> **GOAL**
Word for word, transcribe the lines below and drop the pictures.

> **DATA LISTING**
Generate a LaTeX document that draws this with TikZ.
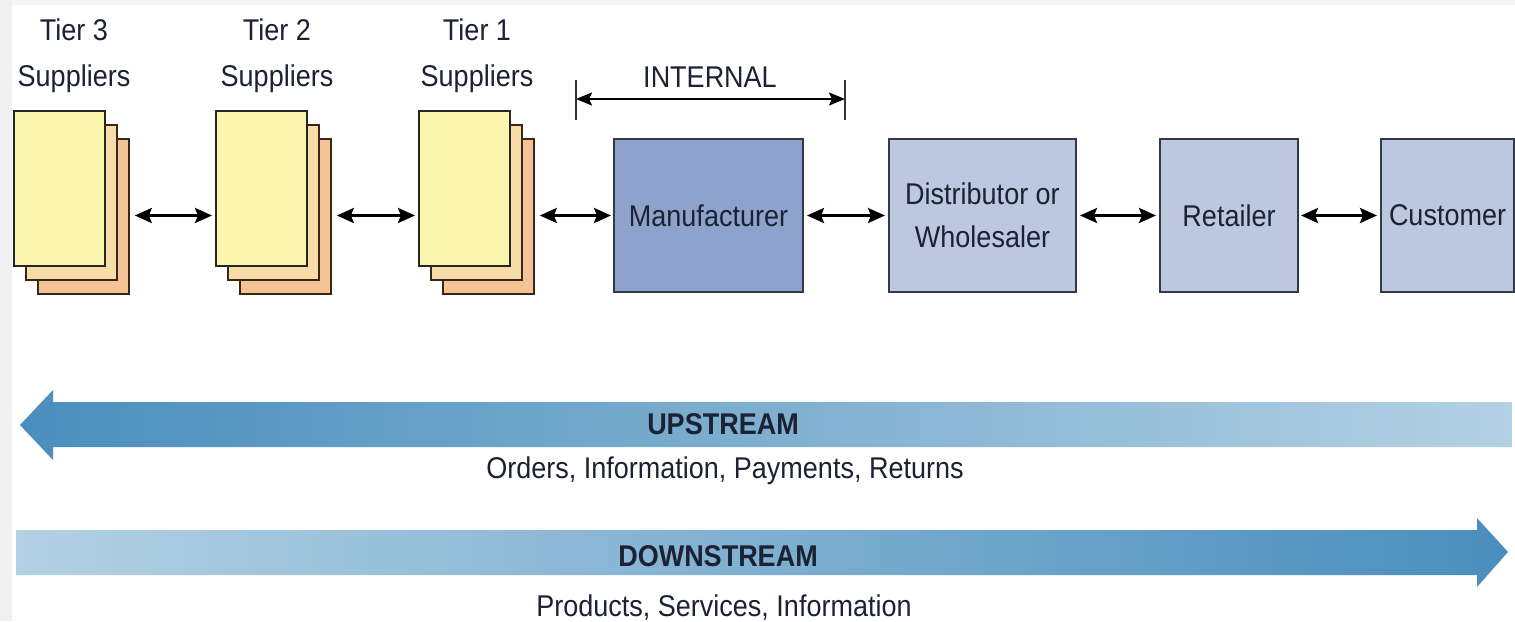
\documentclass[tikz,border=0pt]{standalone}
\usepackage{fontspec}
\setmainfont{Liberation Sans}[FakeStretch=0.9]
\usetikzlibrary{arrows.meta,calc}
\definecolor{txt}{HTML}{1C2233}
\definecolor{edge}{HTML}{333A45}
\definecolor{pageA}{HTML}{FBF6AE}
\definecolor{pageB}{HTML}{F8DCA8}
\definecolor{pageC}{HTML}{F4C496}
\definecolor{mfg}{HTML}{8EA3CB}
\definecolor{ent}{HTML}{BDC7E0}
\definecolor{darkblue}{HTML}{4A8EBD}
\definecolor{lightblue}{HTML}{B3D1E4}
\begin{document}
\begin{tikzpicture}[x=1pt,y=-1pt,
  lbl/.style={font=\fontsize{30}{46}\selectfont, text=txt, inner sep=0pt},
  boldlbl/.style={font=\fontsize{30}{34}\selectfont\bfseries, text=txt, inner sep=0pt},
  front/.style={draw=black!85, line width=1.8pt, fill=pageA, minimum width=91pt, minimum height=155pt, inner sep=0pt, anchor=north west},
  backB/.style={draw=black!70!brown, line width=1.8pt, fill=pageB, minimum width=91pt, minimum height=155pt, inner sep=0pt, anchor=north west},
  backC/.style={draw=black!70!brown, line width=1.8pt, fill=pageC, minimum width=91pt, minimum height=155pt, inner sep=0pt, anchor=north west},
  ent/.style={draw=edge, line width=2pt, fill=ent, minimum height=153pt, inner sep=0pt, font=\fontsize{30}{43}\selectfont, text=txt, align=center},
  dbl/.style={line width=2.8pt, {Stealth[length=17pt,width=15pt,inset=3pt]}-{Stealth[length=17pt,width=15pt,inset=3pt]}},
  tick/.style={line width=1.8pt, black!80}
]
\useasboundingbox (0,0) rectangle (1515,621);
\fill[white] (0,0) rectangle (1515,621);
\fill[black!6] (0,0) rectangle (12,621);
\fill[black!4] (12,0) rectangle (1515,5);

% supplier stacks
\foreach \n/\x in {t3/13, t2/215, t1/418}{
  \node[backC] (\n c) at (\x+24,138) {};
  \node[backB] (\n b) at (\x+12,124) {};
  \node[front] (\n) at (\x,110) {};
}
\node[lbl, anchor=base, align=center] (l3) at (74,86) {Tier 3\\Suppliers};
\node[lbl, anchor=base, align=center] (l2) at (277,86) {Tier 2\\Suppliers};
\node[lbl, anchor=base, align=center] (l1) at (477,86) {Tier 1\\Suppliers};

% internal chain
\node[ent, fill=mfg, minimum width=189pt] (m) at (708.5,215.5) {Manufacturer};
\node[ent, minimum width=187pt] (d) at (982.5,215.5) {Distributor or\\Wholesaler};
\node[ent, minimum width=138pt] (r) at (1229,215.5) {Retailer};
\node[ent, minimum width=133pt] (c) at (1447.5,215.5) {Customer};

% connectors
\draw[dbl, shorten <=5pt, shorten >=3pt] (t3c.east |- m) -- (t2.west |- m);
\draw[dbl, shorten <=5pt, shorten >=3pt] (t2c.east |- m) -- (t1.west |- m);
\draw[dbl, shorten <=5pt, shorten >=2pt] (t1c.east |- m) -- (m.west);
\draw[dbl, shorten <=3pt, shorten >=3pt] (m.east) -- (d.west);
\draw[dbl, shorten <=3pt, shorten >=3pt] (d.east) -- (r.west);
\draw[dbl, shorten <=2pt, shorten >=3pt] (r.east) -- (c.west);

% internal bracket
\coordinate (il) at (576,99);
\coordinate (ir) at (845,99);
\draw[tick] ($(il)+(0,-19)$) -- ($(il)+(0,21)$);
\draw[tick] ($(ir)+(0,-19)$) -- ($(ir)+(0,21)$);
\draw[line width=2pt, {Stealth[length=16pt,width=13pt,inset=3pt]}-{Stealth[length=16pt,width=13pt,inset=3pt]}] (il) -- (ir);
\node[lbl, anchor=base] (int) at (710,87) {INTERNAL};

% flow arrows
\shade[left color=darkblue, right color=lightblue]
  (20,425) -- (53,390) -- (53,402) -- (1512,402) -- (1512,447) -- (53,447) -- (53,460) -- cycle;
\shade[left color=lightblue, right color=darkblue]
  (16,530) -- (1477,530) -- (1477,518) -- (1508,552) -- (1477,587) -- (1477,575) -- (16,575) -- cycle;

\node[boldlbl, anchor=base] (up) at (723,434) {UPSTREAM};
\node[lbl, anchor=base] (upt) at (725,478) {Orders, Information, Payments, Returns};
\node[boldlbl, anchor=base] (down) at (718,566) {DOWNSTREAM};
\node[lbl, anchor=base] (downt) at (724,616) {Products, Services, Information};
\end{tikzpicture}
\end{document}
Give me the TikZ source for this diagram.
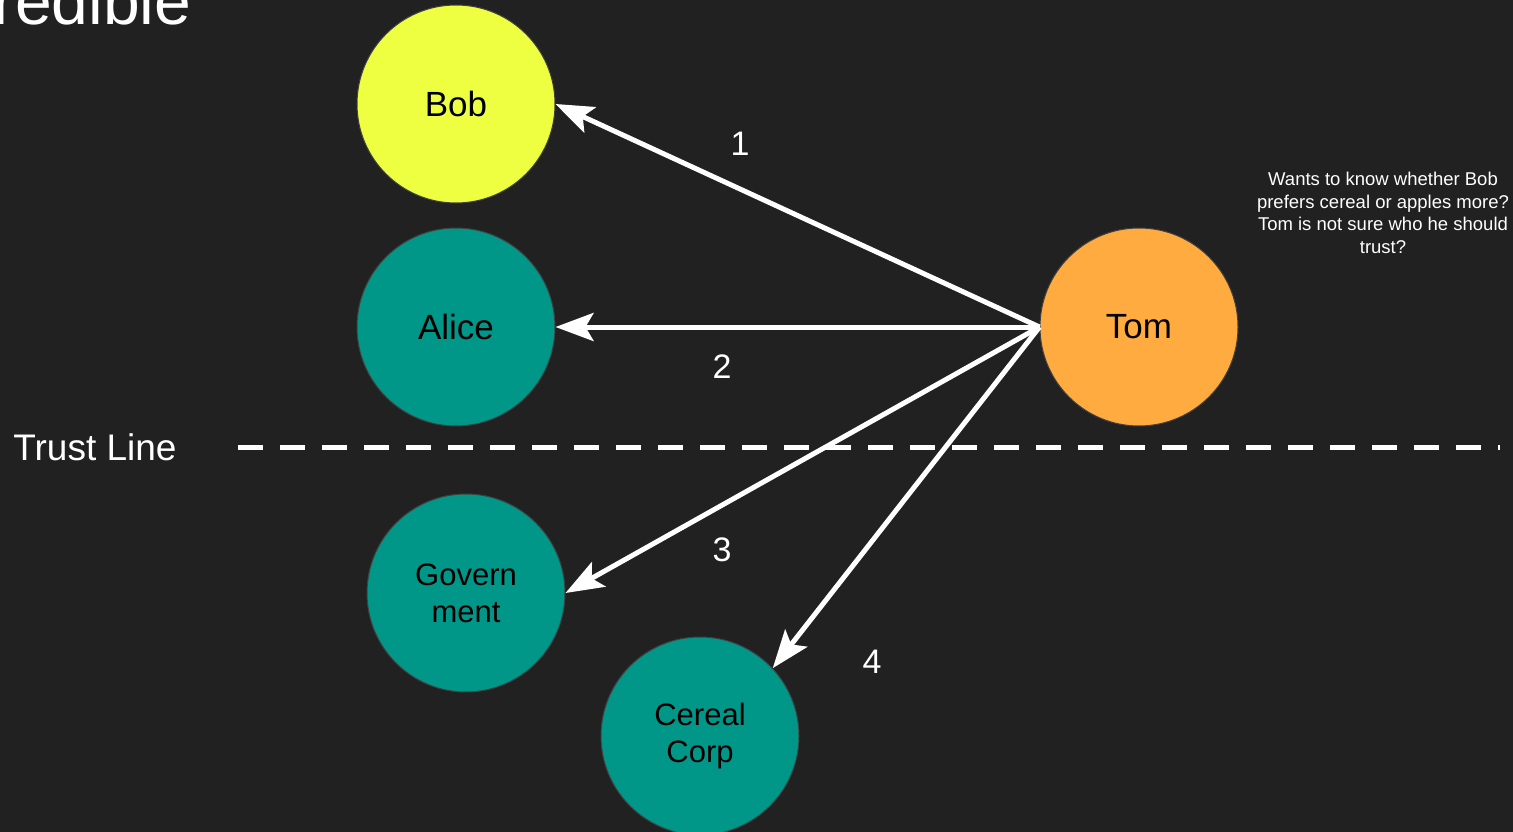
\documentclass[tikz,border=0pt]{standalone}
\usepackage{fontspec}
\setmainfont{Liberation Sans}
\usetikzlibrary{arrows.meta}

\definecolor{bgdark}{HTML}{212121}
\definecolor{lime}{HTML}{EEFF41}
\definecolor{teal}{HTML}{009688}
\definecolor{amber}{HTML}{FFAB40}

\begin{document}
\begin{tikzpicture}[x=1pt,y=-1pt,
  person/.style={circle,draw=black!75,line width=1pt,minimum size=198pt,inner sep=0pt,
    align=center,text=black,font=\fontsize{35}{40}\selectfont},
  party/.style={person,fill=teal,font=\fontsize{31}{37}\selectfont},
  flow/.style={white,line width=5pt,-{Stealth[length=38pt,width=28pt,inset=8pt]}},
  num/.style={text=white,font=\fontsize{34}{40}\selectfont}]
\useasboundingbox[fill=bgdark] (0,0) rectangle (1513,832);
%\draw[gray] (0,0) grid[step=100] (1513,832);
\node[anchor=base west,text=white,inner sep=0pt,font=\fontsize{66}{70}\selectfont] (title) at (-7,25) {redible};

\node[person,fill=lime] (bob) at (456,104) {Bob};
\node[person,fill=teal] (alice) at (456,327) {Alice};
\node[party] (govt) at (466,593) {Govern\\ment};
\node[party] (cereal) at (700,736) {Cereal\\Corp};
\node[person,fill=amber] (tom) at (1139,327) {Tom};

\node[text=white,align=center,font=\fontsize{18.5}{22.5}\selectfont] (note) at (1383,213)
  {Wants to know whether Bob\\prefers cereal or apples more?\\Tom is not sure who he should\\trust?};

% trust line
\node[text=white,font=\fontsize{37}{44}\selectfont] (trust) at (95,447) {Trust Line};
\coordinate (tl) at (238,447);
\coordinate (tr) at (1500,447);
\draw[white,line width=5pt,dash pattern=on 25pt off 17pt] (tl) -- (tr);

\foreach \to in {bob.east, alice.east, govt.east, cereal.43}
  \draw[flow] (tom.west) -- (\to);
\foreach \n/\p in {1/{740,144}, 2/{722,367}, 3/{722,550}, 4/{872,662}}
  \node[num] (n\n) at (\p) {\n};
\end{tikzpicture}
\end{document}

> **SOLUTION FOR THIS PROBLEM**
Generate a LaTeX document that draws this with TikZ.
\documentclass[tikz,border=0pt]{standalone}
\usepackage{fontspec}
\setmainfont{Liberation Sans}[FakeStretch=0.9]
\usetikzlibrary{arrows.meta,calc}
\definecolor{txt}{HTML}{1C2233}
\definecolor{edge}{HTML}{333A45}
\definecolor{pageA}{HTML}{FBF6AE}
\definecolor{pageB}{HTML}{F8DCA8}
\definecolor{pageC}{HTML}{F4C496}
\definecolor{mfg}{HTML}{8EA3CB}
\definecolor{ent}{HTML}{BDC7E0}
\definecolor{darkblue}{HTML}{4A8EBD}
\definecolor{lightblue}{HTML}{B3D1E4}
\begin{document}
\begin{tikzpicture}[x=1pt,y=-1pt,
  lbl/.style={font=\fontsize{30}{46}\selectfont, text=txt, inner sep=0pt},
  boldlbl/.style={font=\fontsize{30}{34}\selectfont\bfseries, text=txt, inner sep=0pt},
  front/.style={draw=black!85, line width=1.8pt, fill=pageA, minimum width=91pt, minimum height=155pt, inner sep=0pt, anchor=north west},
  backB/.style={draw=black!70!brown, line width=1.8pt, fill=pageB, minimum width=91pt, minimum height=155pt, inner sep=0pt, anchor=north west},
  backC/.style={draw=black!70!brown, line width=1.8pt, fill=pageC, minimum width=91pt, minimum height=155pt, inner sep=0pt, anchor=north west},
  ent/.style={draw=edge, line width=2pt, fill=ent, minimum height=153pt, inner sep=0pt, font=\fontsize{30}{43}\selectfont, text=txt, align=center},
  dbl/.style={line width=2.8pt, {Stealth[length=17pt,width=15pt,inset=3pt]}-{Stealth[length=17pt,width=15pt,inset=3pt]}},
  tick/.style={line width=1.8pt, black!80}
]
\useasboundingbox (0,0) rectangle (1515,621);
\fill[white] (0,0) rectangle (1515,621);
\fill[black!6] (0,0) rectangle (12,621);
\fill[black!4] (12,0) rectangle (1515,5);

% supplier stacks
\foreach \n/\x in {t3/13, t2/215, t1/418}{
  \node[backC] (\n c) at (\x+24,138) {};
  \node[backB] (\n b) at (\x+12,124) {};
  \node[front] (\n) at (\x,110) {};
}
\node[lbl, anchor=base, align=center] (l3) at (74,86) {Tier 3\\Suppliers};
\node[lbl, anchor=base, align=center] (l2) at (277,86) {Tier 2\\Suppliers};
\node[lbl, anchor=base, align=center] (l1) at (477,86) {Tier 1\\Suppliers};

% internal chain
\node[ent, fill=mfg, minimum width=189pt] (m) at (708.5,215.5) {Manufacturer};
\node[ent, minimum width=187pt] (d) at (982.5,215.5) {Distributor or\\Wholesaler};
\node[ent, minimum width=138pt] (r) at (1229,215.5) {Retailer};
\node[ent, minimum width=133pt] (c) at (1447.5,215.5) {Customer};

% connectors
\draw[dbl, shorten <=5pt, shorten >=3pt] (t3c.east |- m) -- (t2.west |- m);
\draw[dbl, shorten <=5pt, shorten >=3pt] (t2c.east |- m) -- (t1.west |- m);
\draw[dbl, shorten <=5pt, shorten >=2pt] (t1c.east |- m) -- (m.west);
\draw[dbl, shorten <=3pt, shorten >=3pt] (m.east) -- (d.west);
\draw[dbl, shorten <=3pt, shorten >=3pt] (d.east) -- (r.west);
\draw[dbl, shorten <=2pt, shorten >=3pt] (r.east) -- (c.west);

% internal bracket
\coordinate (il) at (576,99);
\coordinate (ir) at (845,99);
\draw[tick] ($(il)+(0,-19)$) -- ($(il)+(0,21)$);
\draw[tick] ($(ir)+(0,-19)$) -- ($(ir)+(0,21)$);
\draw[line width=2pt, {Stealth[length=16pt,width=13pt,inset=3pt]}-{Stealth[length=16pt,width=13pt,inset=3pt]}] (il) -- (ir);
\node[lbl, anchor=base] (int) at (710,87) {INTERNAL};

% flow arrows
\shade[left color=darkblue, right color=lightblue]
  (20,425) -- (53,390) -- (53,402) -- (1512,402) -- (1512,447) -- (53,447) -- (53,460) -- cycle;
\shade[left color=lightblue, right color=darkblue]
  (16,530) -- (1477,530) -- (1477,518) -- (1508,552) -- (1477,587) -- (1477,575) -- (16,575) -- cycle;

\node[boldlbl, anchor=base] (up) at (723,434) {UPSTREAM};
\node[lbl, anchor=base] (upt) at (725,478) {Orders, Information, Payments, Returns};
\node[boldlbl, anchor=base] (down) at (718,566) {DOWNSTREAM};
\node[lbl, anchor=base] (downt) at (724,616) {Products, Services, Information};
\end{tikzpicture}
\end{document}
Give me the TikZ source for this diagram.
\documentclass[tikz,border=0pt]{standalone}
\usepackage{fontspec}
\setmainfont{Liberation Sans}
\usetikzlibrary{arrows.meta}

\definecolor{bgdark}{HTML}{212121}
\definecolor{lime}{HTML}{EEFF41}
\definecolor{teal}{HTML}{009688}
\definecolor{amber}{HTML}{FFAB40}

\begin{document}
\begin{tikzpicture}[x=1pt,y=-1pt,
  person/.style={circle,draw=black!75,line width=1pt,minimum size=198pt,inner sep=0pt,
    align=center,text=black,font=\fontsize{35}{40}\selectfont},
  party/.style={person,fill=teal,font=\fontsize{31}{37}\selectfont},
  flow/.style={white,line width=5pt,-{Stealth[length=38pt,width=28pt,inset=8pt]}},
  num/.style={text=white,font=\fontsize{34}{40}\selectfont}]
\useasboundingbox[fill=bgdark] (0,0) rectangle (1513,832);
%\draw[gray] (0,0) grid[step=100] (1513,832);
\node[anchor=base west,text=white,inner sep=0pt,font=\fontsize{66}{70}\selectfont] (title) at (-7,25) {redible};

\node[person,fill=lime] (bob) at (456,104) {Bob};
\node[person,fill=teal] (alice) at (456,327) {Alice};
\node[party] (govt) at (466,593) {Govern\\ment};
\node[party] (cereal) at (700,736) {Cereal\\Corp};
\node[person,fill=amber] (tom) at (1139,327) {Tom};

\node[text=white,align=center,font=\fontsize{18.5}{22.5}\selectfont] (note) at (1383,213)
  {Wants to know whether Bob\\prefers cereal or apples more?\\Tom is not sure who he should\\trust?};

% trust line
\node[text=white,font=\fontsize{37}{44}\selectfont] (trust) at (95,447) {Trust Line};
\coordinate (tl) at (238,447);
\coordinate (tr) at (1500,447);
\draw[white,line width=5pt,dash pattern=on 25pt off 17pt] (tl) -- (tr);

\foreach \to in {bob.east, alice.east, govt.east, cereal.43}
  \draw[flow] (tom.west) -- (\to);
\foreach \n/\p in {1/{740,144}, 2/{722,367}, 3/{722,550}, 4/{872,662}}
  \node[num] (n\n) at (\p) {\n};
\end{tikzpicture}
\end{document}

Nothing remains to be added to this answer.